**WRITTEN TASK**. Identify each line below containing the string "that" and copy it.

##############################

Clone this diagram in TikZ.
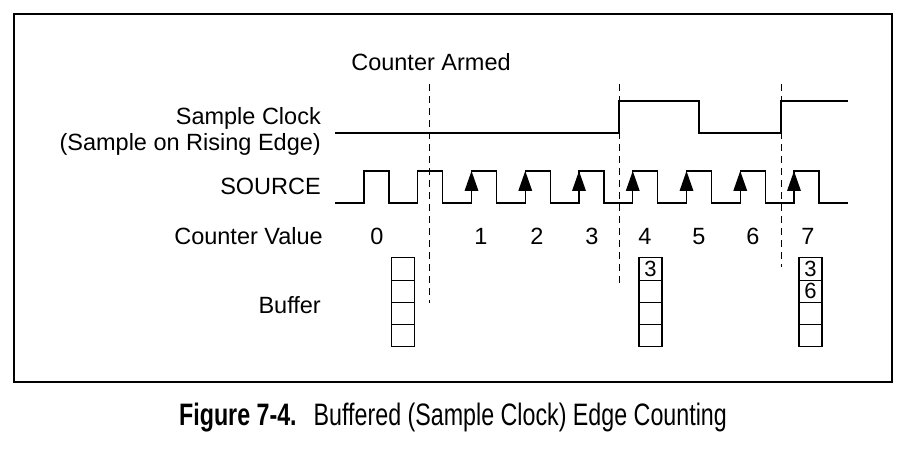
\documentclass[tikz,border=0pt]{standalone}
\usepackage{fontspec}
\setmainfont{Liberation Sans}
\newfontfamily\capfont[FakeStretch=0.75]{Liberation Sans}
\usetikzlibrary{calc}
\tikzset{
  sig/.style={draw=black, line width=1.3pt, line join=miter},
  edgetip/.style={fill=black},
  guide/.style={draw=black, line width=1pt, dash pattern=on 7pt off 5pt},
  lab/.style={font=\fontsize{23.5}{26}\selectfont, inner sep=0pt},
  cell/.style={draw=black, line width=1.2pt, minimum width=23pt, minimum height=22.25pt, inner sep=0pt, font=\fontsize{22}{24}\selectfont},
}

\begin{document}
\begin{tikzpicture}[x=1pt, y=-1pt]
  \useasboundingbox (0,0) rectangle (908,449);
  \draw[line width=1.5pt] (14,14) rectangle (892,382);

  % row labels
  \node[lab, anchor=base] (armed) at (431,71) {Counter Armed};
  \node[lab, anchor=base east] (sclk) at (321,125) {Sample Clock};
  \node[lab, anchor=base east] (sclk2) at (321,151) {(Sample on Rising Edge)};
  \node[lab, anchor=base east] (src) at (321,195) {SOURCE};
  \node[lab, anchor=base east] (cval) at (323,245) {Counter Value};
  \node[lab, anchor=base east] (buf) at (321,313) {Buffer};

  % guide lines
  \draw[guide] (429,84) -- (429,303);
  \draw[guide] (619,84) -- (619,283);
  \draw[guide] (781,84) -- (781,267);

  % sample clock
  \draw[sig] (335,133) -- (619,133) -- (619,101) -- (699,101) -- (699,133)
    -- (781,133) -- (781,101) -- (848,101);

  % source
  \draw[sig] (335,203) \foreach \k in {0,...,8} {
      -- ({364+53.75*\k},203) -- ({364+53.75*\k},171)
      -- ({389+53.75*\k},171) -- ({389+53.75*\k},203) } -- (848,203);
  \foreach \k in {2,...,8}
    \fill[edgetip] ({364+53.75*\k},171) -- ++(-7,20) -- ++(14,0) -- cycle;

  % counter values
  \foreach \v/\x in {0/377,1/481,2/537,3/592,4/645,5/699,6/753,7/808}
    \node[lab, anchor=base] (cv\v) at (\x,245) {\v};

  % buffers
  \foreach \c/\x in {a/403,b/650.5,c/810.5}
    \foreach \i in {0,...,3}
      \node[cell] (buf\c\i) at (\x,{269+22.25*\i}) {};
  \node[cell, draw=none] at (bufb0) {3};
  \node[cell, draw=none] at (bufc0) {3};
  \node[cell, draw=none] at (bufc1) {6};

  % caption
  \node[inner sep=0pt] (cap) at (453,418) {\capfont\fontsize{31}{34}\selectfont
    \textbf{Figure 7-4.}\hspace{17pt}Buffered (Sample Clock) Edge Counting};
\end{tikzpicture}
\end{document}
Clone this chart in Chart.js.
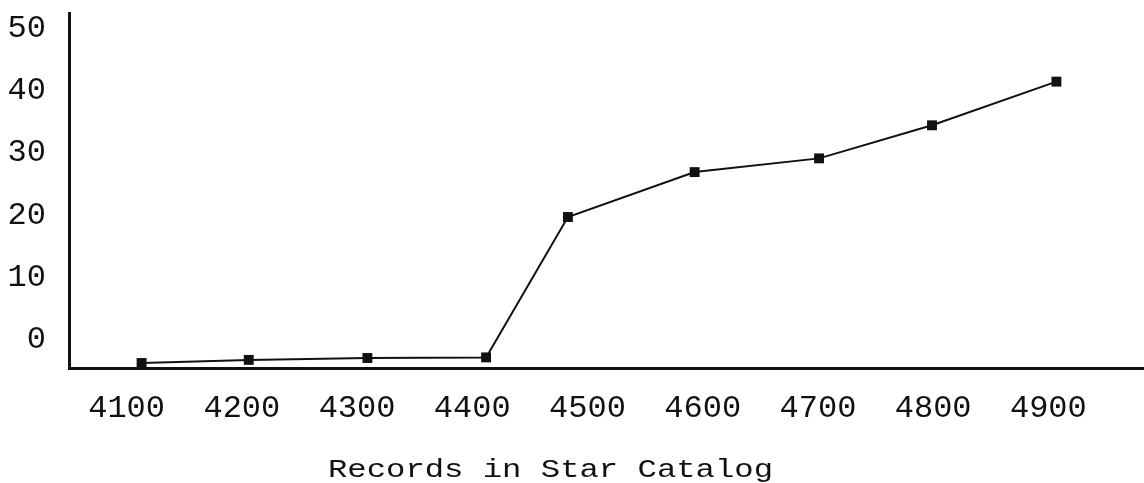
<!DOCTYPE html>
<html>
<head>
<meta charset="utf-8">
<script src="https://cdn.jsdelivr.net/npm/chart.js@4"></script>
<style>
  body { margin: 0; background: #ffffff; }
  #wrap { width: 1144px; height: 483px; position: relative; }
</style>
</head>
<body>
<div id="wrap"><canvas id="starChart"></canvas></div>
<script>
const records = [4113, 4206, 4309, 4412, 4483, 4593, 4701, 4799, 4907];
const values = [0.8, 1.3, 1.6, 1.7, 24.2, 31.4, 33.6, 38.9, 45.9];
const xTicks = [4100, 4200, 4300, 4400, 4500, 4600, 4700, 4800, 4900];
const yTicks = [0, 10, 20, 30, 40, 50];
const xTitle = 'Records in Star Catalog';

const ink = '#111111';
const mono = "'Liberation Mono', 'DejaVu Sans Mono', monospace";

// x title is drawn by hand, slightly stretched like the scanned Courier
const axisTitle = {
    id: 'axisTitle',
    afterDraw(chart) {
        const ctx = chart.ctx;
        ctx.save();
        ctx.fillStyle = ink;
        ctx.font = '26px ' + mono;
        ctx.textAlign = 'left';
        ctx.textBaseline = 'alphabetic';
        ctx.translate(328, 477);
        ctx.scale(1.24, 1);
        ctx.fillText(xTitle, 0, 0);
        ctx.restore();
    }
};

const ctx = document.getElementById('starChart').getContext('2d');
new Chart(ctx, {
    type: 'line',
    data: {
        datasets: [{
            data: records.map((r, i) => ({ x: r, y: values[i] })),
            borderColor: ink,
            borderWidth: 2,
            tension: 0,
            pointStyle: 'rect',
            pointRadius: 7,
            pointBackgroundColor: ink,
            pointBorderWidth: 0
        }]
    },
    options: {
        responsive: true,
        maintainAspectRatio: false,
        animation: false,
        layout: { autoPadding: false, padding: { top: 13, right: 0, left: 0, bottom: 0 } },
        plugins: {
            legend: { display: false },
            tooltip: { enabled: false }
        },
        scales: {
            x: {
                type: 'linear',
                min: 4050,
                max: 4983,
                afterBuildTicks: function(scale) {
                    scale.ticks = xTicks.map(v => ({ value: v }));
                },
                afterFit: function(scale) {
                    scale.height = 115;
                    scale.paddingLeft = 0;
                    scale.paddingRight = 0;
                },
                grid: { display: false },
                border: { color: ink, width: 3 },
                ticks: {
                    color: ink,
                    font: { family: mono, size: 32 },
                    padding: 13,
                    callback: v => String(v)
                }
            },
            y: {
                min: 0,
                max: 56.9,
                afterBuildTicks: function(scale) {
                    scale.ticks = yTicks.map(v => ({ value: v }));
                },
                afterFit: function(scale) {
                    scale.width = 69;
                    scale.paddingTop = 0;
                    scale.paddingBottom = 0;
                },
                grid: { display: false },
                border: { color: ink, width: 3 },
                ticks: {
                    color: ink,
                    font: { family: mono, size: 32 },
                    padding: 15,
                    labelOffset: -28,
                    callback: v => String(v)
                }
            }
        }
    },
    plugins: [axisTitle]
});
</script>
</body>
</html>
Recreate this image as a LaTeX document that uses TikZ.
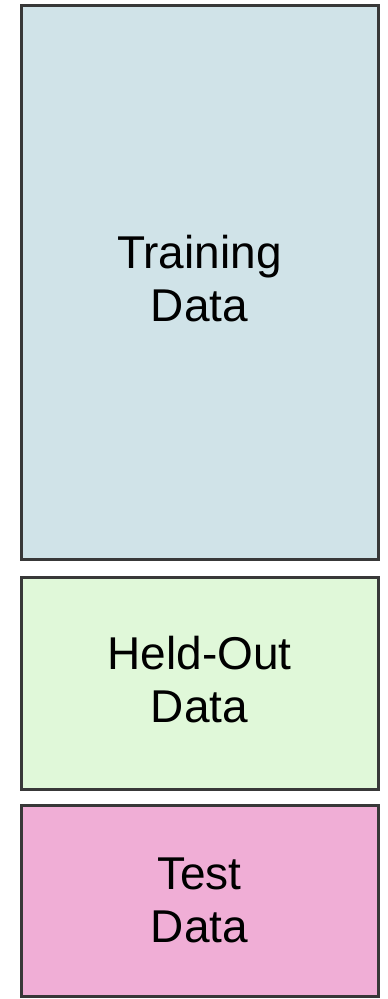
\documentclass[tikz,border=0pt]{standalone}
\usepackage{fontspec}
\setmainfont{Liberation Sans}
\usepackage{tikz}

\definecolor{trainblue}{HTML}{D0E3E8}
\definecolor{heldgreen}{HTML}{E0F8D9}
\definecolor{testpink}{HTML}{F0AED6}
\definecolor{edgegray}{HTML}{383838}

\tikzset{
  databox/.style={draw=edgegray, line width=3pt, minimum width=357pt,
    inner sep=0pt},
  datatext/.style={inner sep=0pt, align=center,
    font=\fontsize{46}{53}\selectfont}
}

\begin{document}
\begin{tikzpicture}[x=1pt,y=-1pt] %[xscale=1.3,yscale=1.3]
\useasboundingbox (0,0) rectangle (388,999);
\node[databox, fill=trainblue, minimum height=554pt] (train) at (199.5,282.5) {};
\node[databox, fill=heldgreen, minimum height=211.5pt] (held) at (199.5,683.25) {};
\node[databox, fill=testpink, minimum height=191.5pt] (test) at (199.5,900.75) {};
% labels
\node[datatext, yshift=4pt] (traintext) at (train.center) {Training\\Data};
\node[datatext, yshift=4pt] (heldtext) at (held.center) {Held-Out\\Data};
\node[datatext] (testtext) at (test.center) {Test\\Data};
\end{tikzpicture}
\end{document}
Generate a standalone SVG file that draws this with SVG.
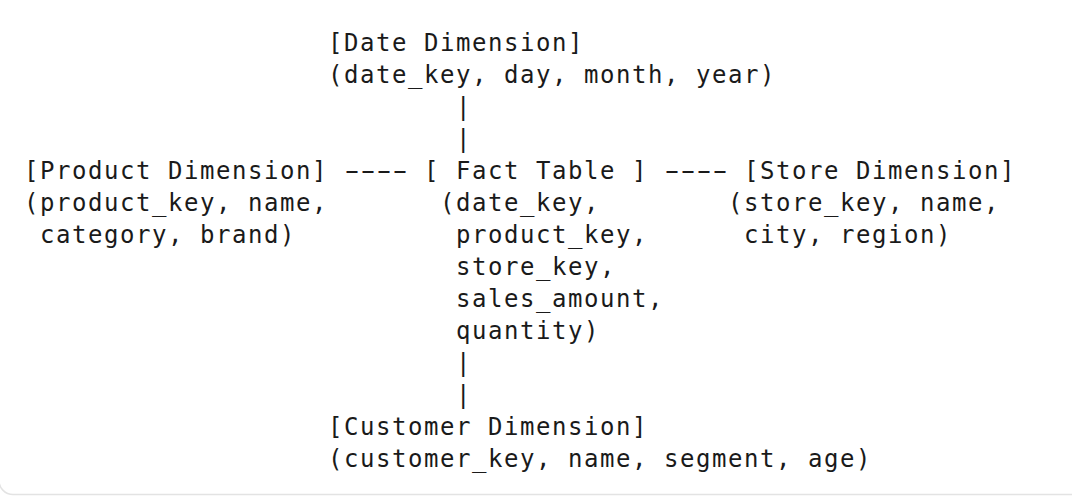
<svg xmlns="http://www.w3.org/2000/svg" width="1072" height="496" viewBox="0 0 1072 496">
<style>
text{font-family:"DejaVu Sans Mono","Liberation Mono",monospace;font-size:24px;letter-spacing:1.55px;fill:#1a1a1a;white-space:pre}
text.d{letter-spacing:-5.55px}
</style>
<rect x="0" y="0" width="1072" height="496" fill="#ffffff"/>
<rect x="-1" y="-60" width="1200" height="554.5" rx="14" fill="none" stroke="#e3e3e3" stroke-width="1.5"/>
<g id="date-dimension">
<text x="328" y="51">[Date Dimension]</text>
<text x="328" y="83">(date_key, day, month, year)</text>
</g>
<g id="product-dimension">
<text x="24" y="179">[Product Dimension]</text>
<text x="24" y="211">(product_key, name,</text>
<text x="24" y="243"> category, brand)</text>
</g>
<g id="fact-table">
<text x="424" y="179">[ Fact Table ]</text>
<text x="440" y="211">(date_key,</text>
<text x="456" y="243">product_key,</text>
<text x="456" y="275">store_key,</text>
<text x="456" y="307">sales_amount,</text>
<text x="456" y="339">quantity)</text>
</g>
<g id="store-dimension">
<text x="744" y="179">[Store Dimension]</text>
<text x="728" y="211">(store_key, name,</text>
<text x="744" y="243">city, region)</text>
</g>
<g id="customer-dimension">
<text x="328" y="435">[Customer Dimension]</text>
<text x="328" y="467">(customer_key, name, segment, age)</text>
</g>
<g id="connectors">
<text x="456" y="115">|</text>
<text x="456" y="147">|</text>
<text class="d" transform="translate(339,179) scale(1.8,1)">----</text>
<text class="d" transform="translate(659,179) scale(1.8,1)">----</text>
<text x="456" y="371">|</text>
<text x="456" y="403">|</text>
</g>
</svg>
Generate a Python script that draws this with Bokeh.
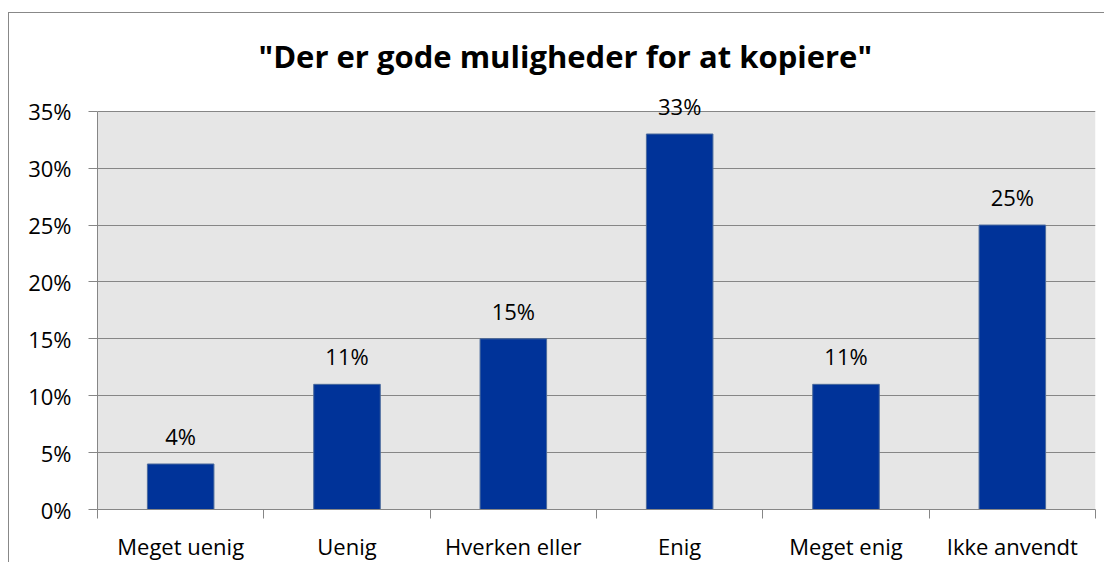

##############################

**CORRECT OUTPUT**.
Recreate this image as a LaTeX document that uses TikZ.
Generate a standalone SVG file that draws this with SVG.
Generate a Python script that draws this with Bokeh.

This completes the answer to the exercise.